How can I make runpod serverless use the optimzation from S3

shao · April 14, 2023, 7:49am

Set up:

I built and uploaded the optimization file on s3

2023-04-14 00:27:36 2525069264 models--my_model_name--fp16.tar.zst

I build the runpod serverless with this repo: docker-diffusers-api-runpod on my Mac WITHOUT a GPU

./build.sh -t xxx \
  --build-arg CHECKPOINT_URL="xxxxxxxx" \
  --build-arg HF_AUTH_TOKEN="" \
  --build-arg MODEL_ID="my_model_name" \
  --build-arg AWS_ACCESS_KEY_ID="" \
  --build-arg AWS_SECRET_ACCESS_KEY="" \
  --build-arg AWS_DEFAULT_REGION="us-west-2" \
  --build-arg AWS_S3_DEFAULT_BUCKET="my_bucket"

I run the test.py

 python test.py txt2img  
--runpod 
--call-arg MODEL_ID="my_model_name"  
--call-arg MODEL_URL="s3://my_bucket/models--my_model_name--fp16.tar.zst"   
--call-arg MODEL_PRECISION="fp16"   
--call-arg MODEL_REVISION="fp16"

The code is working but I do NOT think it is using the optimzation since my response time is mostly like this
Request took 12.1s (inference: 3.0s, init: 1.8s)

please advice. thank you

gadicc · April 14, 2023, 10:37am

Hey @shao.

Firstly, welcome to the forums, and thanks for providing all these details, which was really helpful.

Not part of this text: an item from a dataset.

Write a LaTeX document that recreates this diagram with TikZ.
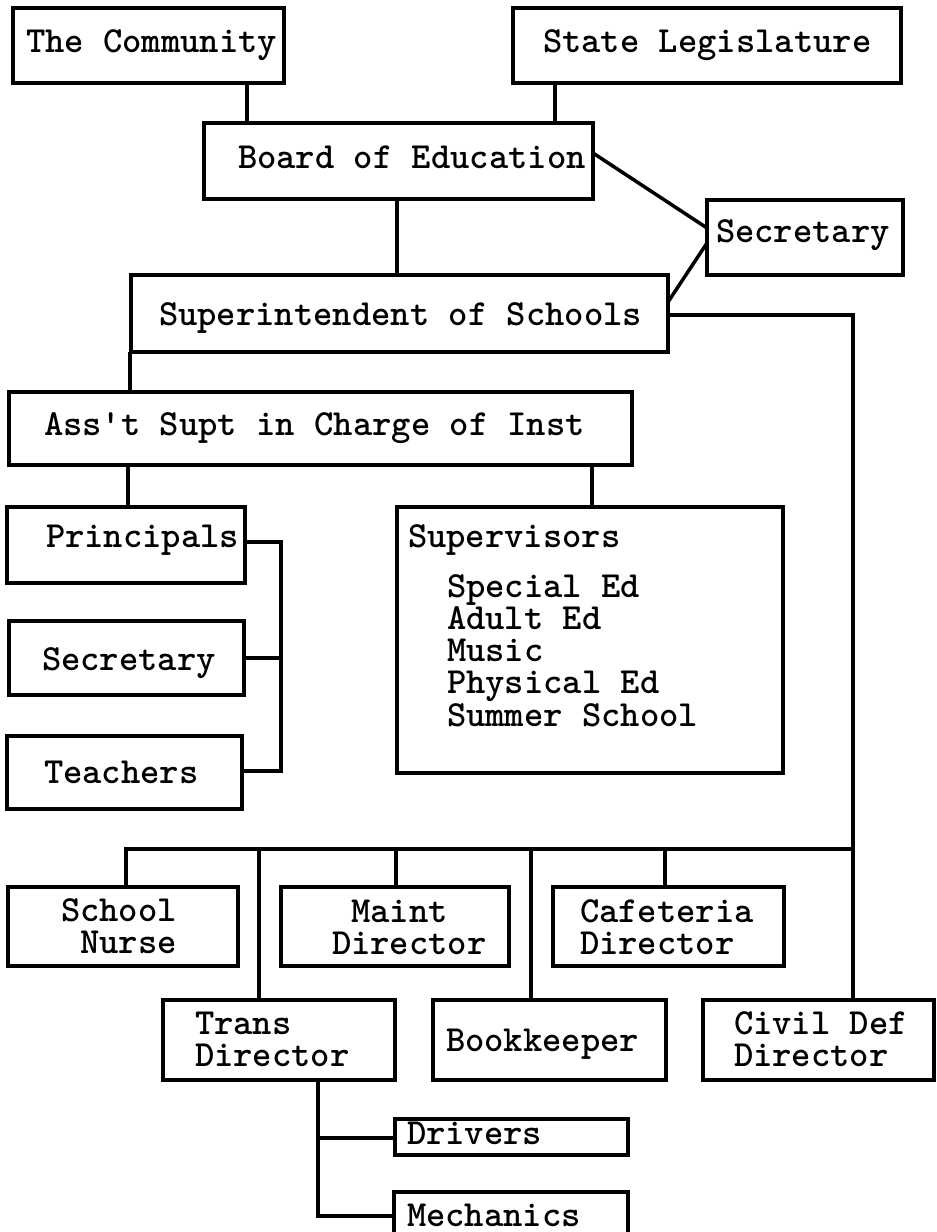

To be honest, 12s total response time sounds really good for a cold start!

The model init time is where you really see the difference in optimization. 1.8s is great. I unfortunately don’t recall runpod’s init time for unoptimized models, but on banana at least, unoptimized ~= 90-120s (!) vs optimized ~= 2.5s.
The difference in request time vs init+inference (i.e. 7.3s in your example above) is the container boot time (+ any network latency). You should be able to see exactly what’s happening in the banana logs.
Subsequent requests should be super fast, just the inference time. But it depends on your “idle timeout” setting (after this time, the container shuts down again, to save you money… you can make the timeout longer (default is 5s) or set a number of “min workers” to keep things past, but you’ll pay more for keeping the containers alive when no one is using them.

The only other thing I notice is that usually we need a triple-slash (///) for S3 URLs, but I think if it didn’t find the model, you would have gotten an error. Anything else in the logs on the runpod side? Also, if you’re using default bucket and model name - which it seems you are - you should be able to just put MODEL_URL="s3://" and it will figure out the full URL for you.

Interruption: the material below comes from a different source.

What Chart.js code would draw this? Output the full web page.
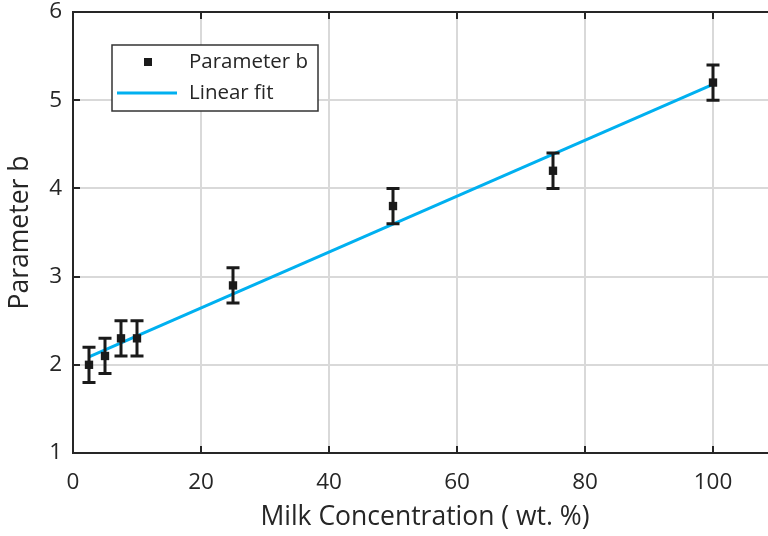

Hope this helps and let me know if anything wasn’t clear or you have any other questions. And thanks for posting your experience on the forums.

shao · April 14, 2023, 2:54pm

Thanks for the quick reply. Appreciate this and the high quality code you have written.

Agree with you that 12s is not bad at all.

I will look at the ///, but as you hinted, this might be already working as intended.